* **REQUIREMENTS**
Take the lines from the head of the listing through the one bearing "80, 90, 100];" and copy them exactly, leaving every picture out.

* **RECORD EXCERPTS**
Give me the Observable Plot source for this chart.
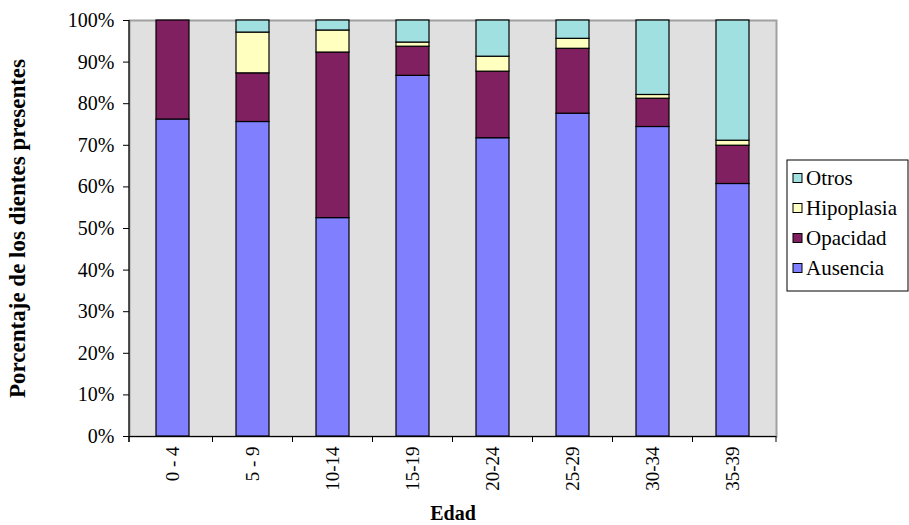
<!DOCTYPE html>
<html>
<head>
<meta charset="utf-8">
<script src="https://cdn.jsdelivr.net/npm/d3@7"></script>
<script src="https://cdn.jsdelivr.net/npm/@observablehq/plot@0.6"></script>
<style>
  body { margin: 0; background: #fff; }
  #chart svg, #chart svg text { font-family: "Liberation Serif", "Times New Roman", serif; }
</style>
</head>
<body>
<div id="chart"></div>
<script>
// Grupos de edad (eje X)
const edades = ["0 - 4", "5 - 9", "10-14", "15-19", "20-24", "25-29", "30-34", "35-39"];
// Series apiladas, de abajo hacia arriba
const series = ["Ausencia", "Opacidad", "Hipoplasia", "Otros"];
const colores = ["#8080ff", "#802060", "#ffffc0", "#a0e0e0"];
// Porcentaje de los dientes presentes por grupo de edad
const ausencia   = [76.2, 75.6, 52.5, 86.7, 71.7, 77.6, 74.4, 60.7];
const opacidad   = [23.8, 11.7, 39.8,  7.0, 16.0, 15.6,  6.8,  9.2];
const hipoplasia = [ 0.0,  9.8,  5.3,  1.0,  3.6,  2.4,  0.9,  1.2];
const otros      = [ 0.0,  2.9,  2.4,  5.3,  8.7,  4.4, 17.9, 28.9];
// Marcas del eje Y
const yTicks = [0, 10, 20, 30, 40, 50, 60, 70, 80, 90, 100];

const valores = [ausencia, opacidad, hipoplasia, otros];
const datos = series.flatMap((serie, s) =>
  edades.map((edad, i) => ({edad, serie, valor: valores[s][i]}))
).filter(d => d.valor > 0);

const SERIF = '"Liberation Serif", "Times New Roman", serif';

// Marcas auxiliares: línea del eje Y, marcas de separación del eje X y leyenda
function extras(index, scales, values, dimensions) {
  const {x, color} = scales;
  const {width, height, marginLeft, marginRight, marginTop, marginBottom} = dimensions;
  const g = d3.create("svg:g").style("font-family", SERIF).attr("text-anchor", "start");
  const x0 = marginLeft, x1 = width - marginRight;
  const y0 = marginTop, y1 = height - marginBottom;
  const bw = typeof x.bandwidth === "function" ? x.bandwidth() : 0;

  // eje Y
  g.append("line").attr("x1", x0).attr("x2", x0).attr("y1", y0).attr("y2", y1 + 6)
    .attr("stroke", "#000").attr("stroke-width", 1.2);
  // marcas entre categorías
  const bordes = [x0];
  for (let i = 1; i < edades.length; i++) bordes.push((x(edades[i - 1]) + x(edades[i]) + bw) / 2);
  bordes.push(x1);
  g.selectAll(".sep").data(bordes).join("line")
    .attr("x1", d => d).attr("x2", d => d).attr("y1", y1).attr("y2", y1 + 6)
    .attr("stroke", "#000").attr("stroke-width", 1);

  // leyenda
  const lx = x1 + 11, ly = 160, lw = 121, lh = 131;
  g.append("rect").attr("x", lx).attr("y", ly).attr("width", lw).attr("height", lh)
    .attr("fill", "#fff").attr("stroke", "#000").attr("stroke-width", 1);
  const orden = series.slice().reverse();
  const item = g.selectAll(".item").data(orden).join("g")
    .attr("transform", (d, i) => `translate(${lx + 6},${ly + 18 + i * 30})`);
  item.append("rect").attr("x", 0).attr("y", -4.5).attr("width", 9).attr("height", 9)
    .attr("fill", d => color(d)).attr("stroke", "#000").attr("stroke-width", 1);
  item.append("text").attr("x", 13).attr("y", 0).attr("dy", "0.35em")
    .style("font-family", SERIF).style("font-size", "21px")
    .attr("fill", "#000").text(d => d);
  return g.node();
}

const chart = Plot.plot({
  width: 909,
  height: 525,
  marginLeft: 129,
  marginRight: 133,
  marginTop: 20,
  marginBottom: 89,
  style: {fontFamily: SERIF, fontSize: "20px", background: "#fff"},
  x: {domain: edades, paddingInner: 0.59, paddingOuter: 0.295, label: null},
  y: {domain: [0, 100], label: null},
  color: {domain: series, range: colores},
  marks: [
    Plot.frame({fill: "#e0e0e0", stroke: "#a0a0a0", strokeWidth: 2}),
    Plot.barY(datos, {x: "edad", y: "valor", fill: "serie", stroke: "#000", strokeWidth: 1.2}),
    Plot.ruleY([0], {stroke: "#000", strokeWidth: 1.2}),
    Plot.axisY({ticks: yTicks, tickFormat: d => d + "%", tickSize: 6, tickPadding: 9, fontSize: 20, color: "#000", label: null}),
    Plot.axisX({tickSize: 0, tickRotate: -90, tickPadding: 10, fontSize: 19, color: "#000", label: null}),
    Plot.text(["Edad"], {frameAnchor: "bottom", dy: 83, fontWeight: "bold", fontSize: 20, fill: "#000"}),
    Plot.text(["Porcentaje de los dientes presentes"], {frameAnchor: "left", textAnchor: "middle", dx: -112, rotate: -90, fontWeight: "bold", fontSize: 23, fill: "#000"}),
    extras
  ]
});
document.getElementById("chart").append(chart);
</script>
</body>
</html>
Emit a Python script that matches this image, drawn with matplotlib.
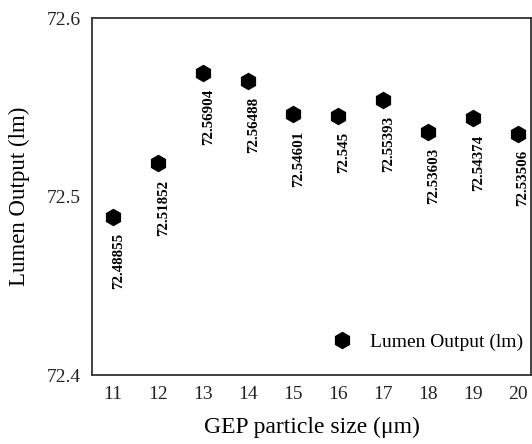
import matplotlib
matplotlib.use("Agg")
import matplotlib.pyplot as plt

sizes = [11, 12, 13, 14, 15, 16, 17, 18, 19, 20]
lumen = [72.48855, 72.51852, 72.56904, 72.56488, 72.54601, 72.545, 72.55393, 72.53603, 72.54374, 72.53506]
labels = ["72.48855", "72.51852", "72.56904", "72.56488", "72.54601", "72.545", "72.55393", "72.53603", "72.54374", "72.53506"]
yticks = [72.4, 72.5, 72.6]

plt.rcParams['font.family'] = ['Liberation Serif', 'DejaVu Serif']

fig = plt.figure(figsize=(5.32, 4.44), dpi=100)
ax = fig.add_axes([92/532, 1-375/444, 439/532, 357/444])

ax.plot(sizes, lumen, linestyle='none', marker='h', markersize=11.5,
        color='black', label='Lumen Output (lm)')
for x, y, t in zip(sizes, lumen, labels):
    ax.annotate(t, (x, y), xytext=(4, -11.5), textcoords='offset points',
                rotation=90, ha='center', va='top', fontsize=10.8, fontweight='bold')

ax.set_xlim(10.53, 20.3)
ax.set_ylim(72.4, 72.6)
ax.set_xticks(sizes)
ax.set_yticks(yticks)
ax.set_yticklabels([f"{v:.1f}" for v in yticks])
ax.tick_params(axis='both', length=0, labelsize=14, pad=8, colors='#222222')
for s in ax.spines.values():
    s.set_linewidth(1.3)
    s.set_color('#333333')

ax.set_xlabel('GEP particle size (μm)', fontsize=17, labelpad=10)
ax.set_ylabel('Lumen Output (lm)', fontsize=16.5, labelpad=12)

ax.legend(loc='lower right', bbox_to_anchor=(1.0, 0.045), frameon=False,
          fontsize=14, handletextpad=0.45, borderaxespad=0.0, markerscale=1.0)

fig.savefig('out.png', dpi=100)
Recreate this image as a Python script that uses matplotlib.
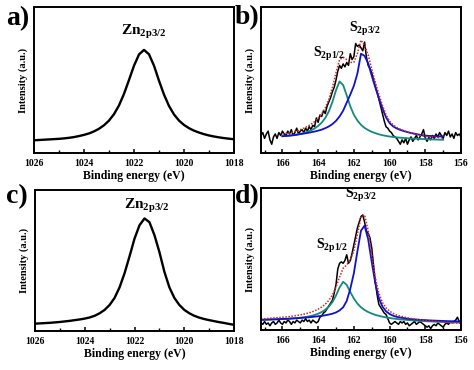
import numpy as np
import matplotlib
matplotlib.use("Agg")
import matplotlib.pyplot as plt
from matplotlib.ticker import MultipleLocator

plt.rcParams['font.family'] = ['Liberation Serif', 'DejaVu Serif']
plt.rcParams['font.weight'] = 'bold'
plt.rcParams['mathtext.fontset'] = 'custom'
plt.rcParams['mathtext.rm'] = 'Liberation Serif:bold'
plt.rcParams['mathtext.bf'] = 'Liberation Serif:bold'
plt.rcParams['mathtext.it'] = 'Liberation Serif:bold'

# Zn 2p3/2 spectra (a, c), energy grid 1026 -> 1018 step 0.2 eV
zn_start, zn_step = 1026.0, -0.2
zn_a = [0.087, 0.089, 0.091, 0.093, 0.095, 0.097, 0.100, 0.104, 0.109, 0.116,
        0.124, 0.134, 0.148, 0.166, 0.190, 0.222, 0.266, 0.326, 0.405, 0.500,
        0.598, 0.675, 0.706, 0.676, 0.598, 0.495, 0.400, 0.322, 0.264, 0.222,
        0.192, 0.170, 0.153, 0.140, 0.129, 0.120, 0.113, 0.107, 0.102, 0.098,
        0.094]
zn_c = [0.052, 0.054, 0.056, 0.058, 0.061, 0.064, 0.068, 0.072, 0.077, 0.082,
        0.088, 0.096, 0.108, 0.126, 0.150, 0.185, 0.235, 0.310, 0.410, 0.530,
        0.655, 0.750, 0.798, 0.772, 0.680, 0.560, 0.420, 0.310, 0.235, 0.185,
        0.150, 0.126, 0.108, 0.095, 0.085, 0.077, 0.070, 0.063, 0.057, 0.050,
        0.044]

# S 2p raw data, energy grid 167.2 -> 156.0 step 0.1 eV
raw_start, raw_step = 167.2, -0.1
raw_b = [0.12, 0.14, 0.10, 0.13, 0.15, 0.09, 0.06, 0.11, 0.13, 0.10,
         0.14, 0.12, 0.15, 0.13, 0.12, 0.15, 0.13, 0.16, 0.12, 0.14,
         0.17, 0.13, 0.15, 0.16, 0.14, 0.17, 0.15, 0.18, 0.16, 0.19,
         0.18, 0.24, 0.21, 0.26, 0.25, 0.29, 0.27, 0.32, 0.35, 0.38,
         0.42, 0.45, 0.50, 0.56, 0.60, 0.58, 0.61, 0.59, 0.62, 0.60,
         0.68, 0.64, 0.66, 0.75, 0.73, 0.74, 0.72, 0.70, 0.76, 0.66,
         0.60, 0.58, 0.55, 0.50, 0.46, 0.42, 0.37, 0.32, 0.27, 0.22,
         0.18, 0.17, 0.15, 0.14, 0.12, 0.11, 0.10, 0.08, 0.06, 0.09,
         0.07, 0.10, 0.06, 0.09, 0.11, 0.08, 0.10, 0.12, 0.09, 0.11,
         0.13, 0.16, 0.10, 0.08, 0.11, 0.09, 0.12, 0.10, 0.13, 0.11,
         0.14, 0.12, 0.10, 0.14, 0.12, 0.15, 0.11, 0.13, 0.10, 0.14,
         0.12, 0.13, 0.11]
raw_d = [0.05, 0.04, 0.06, 0.04, 0.05, 0.03, 0.05, 0.06, 0.04, 0.05,
         0.07, 0.05, 0.04, 0.06, 0.05, 0.07, 0.06, 0.04, 0.06, 0.05,
         0.07, 0.06, 0.05, 0.07, 0.06, 0.08, 0.06, 0.07, 0.05, 0.07,
         0.06, 0.05, 0.06, 0.09, 0.10, 0.12, 0.13, 0.15, 0.17, 0.19,
         0.21, 0.26, 0.32, 0.43, 0.47, 0.48, 0.47, 0.49, 0.53, 0.47,
         0.49, 0.54, 0.60, 0.66, 0.72, 0.76, 0.80, 0.81, 0.76, 0.70,
         0.68, 0.65, 0.58, 0.46, 0.34, 0.25, 0.18, 0.16, 0.14, 0.12,
         0.11, 0.08, 0.05, 0.04, 0.05, 0.06, 0.05, 0.04, 0.06, 0.05,
         0.06, 0.04, 0.05, 0.03, 0.04, 0.05, 0.06, 0.04, 0.05, 0.06,
         0.05, 0.04, 0.03, 0.02, 0.03, 0.01, 0.03, 0.04, 0.03, 0.05,
         0.04, 0.03, 0.02, 0.04, 0.05, 0.04, 0.06, 0.05, 0.06, 0.07,
         0.09, 0.06, 0.06]

# fitted components, panel b: 166.0 -> 157.0 step 0.2 eV
fit_b_start, fit_step = 166.0, -0.2
s12_b = [0.115, 0.117, 0.119, 0.122, 0.126, 0.131, 0.137, 0.145, 0.155, 0.168,
         0.185, 0.208, 0.240, 0.285, 0.350, 0.430, 0.490, 0.465, 0.395, 0.320,
         0.262, 0.222, 0.193, 0.172, 0.157, 0.145, 0.136, 0.128, 0.122, 0.117,
         0.113, 0.110, 0.107, 0.105, 0.103, 0.101, 0.099, 0.098, 0.097, 0.096,
         0.095, 0.094, 0.093, 0.092, 0.091, 0.091]
s32_b = [0.115, 0.117, 0.119, 0.122, 0.125, 0.129, 0.133, 0.137, 0.142, 0.147,
         0.153, 0.160, 0.170, 0.182, 0.198, 0.220, 0.250, 0.290, 0.345, 0.400,
         0.460, 0.545, 0.680, 0.665, 0.615, 0.530, 0.450, 0.375, 0.305, 0.245,
         0.205, 0.182, 0.168, 0.158, 0.150, 0.143, 0.137, 0.132, 0.127, 0.122,
         0.119, 0.117, 0.116, 0.115, 0.114, 0.114]
env_b = [0.130, 0.134, 0.138, 0.144, 0.151, 0.160, 0.170, 0.182, 0.197, 0.215,
         0.238, 0.268, 0.310, 0.367, 0.448, 0.550, 0.640, 0.655, 0.640, 0.620,
         0.622, 0.682, 0.773, 0.737, 0.672, 0.575, 0.486, 0.403, 0.327, 0.262,
         0.218, 0.192, 0.175, 0.163, 0.153, 0.144, 0.136, 0.130, 0.124, 0.118,
         0.114, 0.111, 0.109, 0.107, 0.105, 0.105]

# fitted components, panel d: 167.2 -> 156.0 step 0.2 eV
fit_d_start = 167.2
s12_d = [0.071, 0.072, 0.073, 0.074, 0.075, 0.076, 0.077, 0.078, 0.080, 0.082,
         0.084, 0.087, 0.090, 0.094, 0.099, 0.106, 0.115, 0.127, 0.143, 0.165,
         0.197, 0.243, 0.300, 0.340, 0.318, 0.268, 0.222, 0.186, 0.160, 0.141,
         0.127, 0.116, 0.107, 0.100, 0.094, 0.089, 0.085, 0.081, 0.078, 0.075,
         0.073, 0.071, 0.069, 0.067, 0.065, 0.064, 0.062, 0.061, 0.060, 0.059,
         0.058, 0.057, 0.056, 0.055, 0.054, 0.053, 0.052]
s32_d = [0.072, 0.073, 0.074, 0.075, 0.076, 0.077, 0.078, 0.079, 0.080, 0.082,
         0.083, 0.085, 0.087, 0.089, 0.091, 0.094, 0.097, 0.100, 0.104, 0.109,
         0.115, 0.124, 0.138, 0.160, 0.205, 0.290, 0.400, 0.555, 0.700, 0.735,
         0.640, 0.480, 0.330, 0.225, 0.165, 0.132, 0.113, 0.101, 0.093, 0.088,
         0.084, 0.080, 0.077, 0.075, 0.073, 0.071, 0.070, 0.068, 0.067, 0.066,
         0.065, 0.064, 0.063, 0.062, 0.062, 0.061, 0.060]
env_d = [0.078, 0.080, 0.082, 0.084, 0.086, 0.088, 0.090, 0.092, 0.095, 0.099,
         0.102, 0.107, 0.112, 0.118, 0.125, 0.135, 0.147, 0.162, 0.182, 0.209,
         0.247, 0.302, 0.373, 0.435, 0.458, 0.493, 0.557, 0.676, 0.795, 0.811,
         0.702, 0.531, 0.372, 0.260, 0.194, 0.156, 0.133, 0.117, 0.106, 0.098,
         0.092, 0.086, 0.081, 0.077, 0.073, 0.070, 0.067, 0.064, 0.062, 0.060,
         0.058, 0.056, 0.054, 0.052, 0.051, 0.049, 0.047]


def grid(start, step, vals):
    return start + step * np.arange(len(vals))


blk = 'black'
blue = '#1010d0'
teal = '#148a7c'
red = '#d02828'

fig = plt.figure(figsize=(4.74, 3.70), dpi=100)
ax_a = fig.add_axes([0.0717, 0.5865, 0.422, 0.3946])
ax_b = fig.add_axes([0.5506, 0.5865, 0.422, 0.3946])
ax_c = fig.add_axes([0.0738, 0.1054, 0.420, 0.3811])
ax_d = fig.add_axes([0.5506, 0.1080, 0.422, 0.3838])

ax_a.plot(grid(zn_start, zn_step, zn_a), zn_a, color=blk, lw=1.7)
ax_c.plot(grid(zn_start, zn_step, zn_c), zn_c, color=blk, lw=1.7)

ax_b.plot(grid(raw_start, raw_step, raw_b), raw_b, color=blk, lw=1.1)
ax_b.plot(grid(fit_b_start, fit_step, s12_b), s12_b, color=teal, lw=1.3)
ax_b.plot(grid(fit_b_start, fit_step, s32_b), s32_b, color=blue, lw=1.3)
ax_b.plot(grid(fit_b_start, fit_step, env_b), env_b, color=red, lw=1.1, ls=(0, (1, 1)))

ax_d.plot(grid(raw_start, raw_step, raw_d), raw_d, color=blk, lw=1.1)
ax_d.plot(grid(fit_d_start, fit_step, s12_d), s12_d, color=teal, lw=1.3)
ax_d.plot(grid(fit_d_start, fit_step, s32_d), s32_d, color=blue, lw=1.3)
ax_d.plot(grid(fit_d_start, fit_step, env_d), env_d, color=red, lw=1.1, ls=(0, (1, 1)))

for ax in [ax_a, ax_c]:
    ax.set_xlim(1026, 1018)
for ax in [ax_b, ax_d]:
    ax.set_xlim(167.2, 156)

for ax in [ax_a, ax_b, ax_c, ax_d]:
    ax.xaxis.set_major_locator(MultipleLocator(2))
    ax.xaxis.set_minor_locator(MultipleLocator(1))
    ax.set_ylim(0, 1)
    ax.set_yticks([])
    for s in ax.spines.values():
        s.set_linewidth(1.4)
    ax.tick_params(axis='x', which='major', direction='in', length=3, width=1.1,
                   labelsize=7, pad=4)
    ax.tick_params(axis='x', which='minor', direction='in', length=2, width=1.0)
    for lab in ax.get_xticklabels():
        lab.set_fontweight('bold')
    ax.set_xlabel('Binding energy (eV)', fontsize=8.5, fontweight='bold', labelpad=2)
    ax.set_ylabel('Intensity (a.u.)', fontsize=7.5, fontweight='bold', labelpad=4)

# annotations
ax_a.text(1021.6, 0.83, r'Zn$_{\rm 2p3/2}$', fontsize=11, ha='center', va='center')
ax_c.text(1021.5, 0.89, r'Zn$_{\rm 2p3/2}$', fontsize=11, ha='center', va='center')
ax_b.text(161.4, 0.85, r'S$_{\rm 2p3/2}$', fontsize=10, ha='center', va='center')
ax_b.text(163.4, 0.68, r'S$_{\rm 2p1/2}$', fontsize=10, ha='center', va='center')
ax_d.text(161.6, 0.95, r'S$_{\rm 2p3/2}$', fontsize=10, ha='center', va='center')
ax_d.text(163.2, 0.59, r'S$_{\rm 2p1/2}$', fontsize=10, ha='center', va='center')

# panel letters
for lab, (px, py) in zip(['a)', 'b)', 'c)', 'd)'],
                         [(6, 19), (235, 18), (6, 197), (235, 197)]):
    fig.text(px / 474, 1 - py / 370, lab, fontsize=20, fontweight='bold',
             ha='left', va='center')

plt.savefig('out.png', dpi=100)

* **RESPONSE TO THIS TASK**
Give me the Observable Plot source for this chart.
<!DOCTYPE html>
<html>
<head>
<meta charset="utf-8">
<script src="https://cdn.jsdelivr.net/npm/d3@7"></script>
<script src="https://cdn.jsdelivr.net/npm/@observablehq/plot@0.6"></script>
<style>
  body { margin: 0; background: #fff; }
  #chart svg, #chart svg text { font-family: "Liberation Serif", "Times New Roman", serif; }
</style>
</head>
<body>
<div id="chart"></div>
<script>
// Grupos de edad (eje X)
const edades = ["0 - 4", "5 - 9", "10-14", "15-19", "20-24", "25-29", "30-34", "35-39"];
// Series apiladas, de abajo hacia arriba
const series = ["Ausencia", "Opacidad", "Hipoplasia", "Otros"];
const colores = ["#8080ff", "#802060", "#ffffc0", "#a0e0e0"];
// Porcentaje de los dientes presentes por grupo de edad
const ausencia   = [76.2, 75.6, 52.5, 86.7, 71.7, 77.6, 74.4, 60.7];
const opacidad   = [23.8, 11.7, 39.8,  7.0, 16.0, 15.6,  6.8,  9.2];
const hipoplasia = [ 0.0,  9.8,  5.3,  1.0,  3.6,  2.4,  0.9,  1.2];
const otros      = [ 0.0,  2.9,  2.4,  5.3,  8.7,  4.4, 17.9, 28.9];
// Marcas del eje Y
const yTicks = [0, 10, 20, 30, 40, 50, 60, 70, 80, 90, 100];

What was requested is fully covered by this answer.